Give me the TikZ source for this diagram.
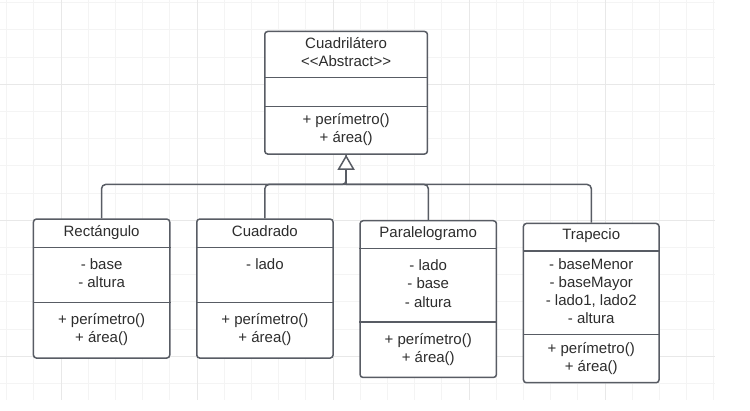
\documentclass[tikz,border=0pt]{standalone}
\usepackage{fontspec}
\setmainfont{Liberation Sans}
\usetikzlibrary{arrows.meta}
\definecolor{boxline}{RGB}{88,92,100}
\definecolor{txt}{RGB}{45,45,45}
\definecolor{gridminor}{RGB}{244,244,244}
\definecolor{gridmajor}{RGB}{232,232,232}
\begin{document}
\begin{tikzpicture}[x=1pt,y=-1pt,
  cls/.style={draw=boxline, line width=1.5pt, rounded corners=3pt, fill=white, inner sep=0pt, anchor=north west},
  sepline/.style={draw=boxline, line width=1.5pt},
  lbl/.style={text=txt, font=\fontsize{15}{18}\selectfont, inner sep=0pt, anchor=base},
  conn/.style={draw=boxline, line width=1.5pt, rounded corners=4pt},
  gmin/.style={draw=gridminor, line width=1pt},
  gmaj/.style={draw=gridmajor, line width=1pt},
]
\fill[white] (0,0) rectangle (750,411);
\useasboundingbox (0,0) rectangle (750,411);
% grid
\foreach \i in {0,...,26} { \draw[gmin] (6.7+27.2*\i,0) -- (6.7+27.2*\i,400); }
\foreach \j in {0,...,14} { \draw[gmin] (0,2.7+27.2*\j) -- (715,2.7+27.2*\j); }
\foreach \i in {2,7,12,17,22} { \draw[gmaj] (6.7+27.2*\i,0) -- (6.7+27.2*\i,400); }
\foreach \j in {3,8,13} { \draw[gmaj] (0,2.7+27.2*\j) -- (715,2.7+27.2*\j); }

% boxes
\node[cls, minimum width=162.7pt, minimum height=122.6pt] (cuad) at (264,30.7) {};
\node[cls, minimum width=136.3pt, minimum height=139pt] (rect) at (32.7,218.3) {};
\node[cls, minimum width=136.3pt, minimum height=139pt] (cdo) at (196,218.3) {};
\node[cls, minimum width=136.4pt, minimum height=156.7pt] (para) at (359.3,220) {};
\node[cls, minimum width=135.6pt, minimum height=159.3pt] (trap) at (522.7,222.7) {};

% dividers
\draw[sepline] (cuad.west |- 0,77.3) -- (cuad.east |- 0,77.3);
\draw[sepline] (cuad.west |- 0,106.7) -- (cuad.east |- 0,106.7);
\draw[sepline] (rect.west |- 0,247.7) -- (rect.east |- 0,247.7);
\draw[sepline] (rect.west |- 0,302.3) -- (rect.east |- 0,302.3);
\draw[sepline] (cdo.west |- 0,247.7) -- (cdo.east |- 0,247.7);
\draw[sepline] (cdo.west |- 0,302.3) -- (cdo.east |- 0,302.3);
\draw[sepline] (para.west |- 0,248.7) -- (para.east |- 0,248.7);
\draw[sepline] (para.west |- 0,322) -- (para.east |- 0,322);
\draw[sepline] (trap.west |- 0,251) -- (trap.east |- 0,251);
\draw[sepline] (trap.west |- 0,334.7) -- (trap.east |- 0,334.7);

% texts: Cuadrilatero
\node[lbl] (cuadT1) at (cuad.north |- 0,48.5) {Cuadrilátero};
\node[lbl] (cuadT2) at (cuad.north |- 0,66.8) {<\kern0pt<Abstract>\kern0pt>};
\node[lbl] (cuadM1) at (cuad.north |- 0,125) {+ perímetro()};
\node[lbl] (cuadM2) at (cuad.north |- 0,142.5) {+ área()};
% Rectangulo
\node[lbl] (rectT) at (rect.north |- 0,236.7) {Rectángulo};
\node[lbl] (rectA1) at (rect.north |- 0,269.3) {- base};
\node[lbl] (rectA2) at (rect.north |- 0,287.7) {- altura};
\node[lbl] (rectM1) at (rect.north |- 0,325) {+ perímetro()};
\node[lbl] (rectM2) at (rect.north |- 0,342.7) {+ área()};
% Cuadrado
\node[lbl] (cdoT) at (cdo.north |- 0,236.7) {Cuadrado};
\node[lbl] (cdoA1) at (cdo.north |- 0,269.3) {- lado};
\node[lbl] (cdoM1) at (cdo.north |- 0,325) {+ perímetro()};
\node[lbl] (cdoM2) at (cdo.north |- 0,342.7) {+ área()};
% Paralelogramo
\node[lbl] (paraT) at (para.north |- 0,237.7) {Paralelogramo};
\node[lbl] (paraA1) at (para.north |- 0,270.7) {- lado};
\node[lbl] (paraA2) at (para.north |- 0,289) {- base};
\node[lbl] (paraA3) at (para.north |- 0,307.3) {- altura};
\node[lbl] (paraM1) at (para.north |- 0,344.3) {+ perímetro()};
\node[lbl] (paraM2) at (para.north |- 0,362.7) {+ área()};
% Trapecio
\node[lbl] (trapT) at (trap.north |- 0,240) {Trapecio};
\node[lbl] (trapA1) at (trap.north |- 0,269.3) {- baseMenor};
\node[lbl] (trapA2) at (trap.north |- 0,287.7) {- baseMayor};
\node[lbl] (trapA3) at (trap.north |- 0,306) {- lado1, lado2};
\node[lbl] (trapA4) at (trap.north |- 0,323.3) {- altura};
\node[lbl] (trapM1) at (trap.north |- 0,354) {+ perímetro()};
\node[lbl] (trapM2) at (trap.north |- 0,371.7) {+ área()};

% connectors
\coordinate (j) at (cuad.south |- 0,184.5);
\draw[conn] (cdo.north) |- (j);
\draw[conn] (para.north) |- (j);
\draw[conn] (trap.north) |- (j);
\draw[conn] (rect.north) |- (j) -- (cuad.south);
\draw[conn, -{Triangle[length=15pt, width=17pt, fill=white]}] (j) -- (cuad.south);
\end{tikzpicture}
\end{document}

-------------------------

* _EXERCISE DETAILS_: Every line from the top of the material above through the line with "minimum width=135.6pt, minimum" should be duplicated exactly, please; leave out the pictures.

* _WORKED ANSWER_:
Give me the TikZ source for this diagram.
\documentclass[tikz,border=0pt]{standalone}
\usepackage{fontspec}
\setmainfont{Liberation Sans}
\usetikzlibrary{arrows.meta}
\definecolor{boxline}{RGB}{88,92,100}
\definecolor{txt}{RGB}{45,45,45}
\definecolor{gridminor}{RGB}{244,244,244}
\definecolor{gridmajor}{RGB}{232,232,232}
\begin{document}
\begin{tikzpicture}[x=1pt,y=-1pt,
  cls/.style={draw=boxline, line width=1.5pt, rounded corners=3pt, fill=white, inner sep=0pt, anchor=north west},
  sepline/.style={draw=boxline, line width=1.5pt},
  lbl/.style={text=txt, font=\fontsize{15}{18}\selectfont, inner sep=0pt, anchor=base},
  conn/.style={draw=boxline, line width=1.5pt, rounded corners=4pt},
  gmin/.style={draw=gridminor, line width=1pt},
  gmaj/.style={draw=gridmajor, line width=1pt},
]
\fill[white] (0,0) rectangle (750,411);
\useasboundingbox (0,0) rectangle (750,411);
% grid
\foreach \i in {0,...,26} { \draw[gmin] (6.7+27.2*\i,0) -- (6.7+27.2*\i,400); }
\foreach \j in {0,...,14} { \draw[gmin] (0,2.7+27.2*\j) -- (715,2.7+27.2*\j); }
\foreach \i in {2,7,12,17,22} { \draw[gmaj] (6.7+27.2*\i,0) -- (6.7+27.2*\i,400); }
\foreach \j in {3,8,13} { \draw[gmaj] (0,2.7+27.2*\j) -- (715,2.7+27.2*\j); }

% boxes
\node[cls, minimum width=162.7pt, minimum height=122.6pt] (cuad) at (264,30.7) {};
\node[cls, minimum width=136.3pt, minimum height=139pt] (rect) at (32.7,218.3) {};
\node[cls, minimum width=136.3pt, minimum height=139pt] (cdo) at (196,218.3) {};
\node[cls, minimum width=136.4pt, minimum height=156.7pt] (para) at (359.3,220) {};
\node[cls, minimum width=135.6pt, minimum height=159.3pt] (trap) at (522.7,222.7) {};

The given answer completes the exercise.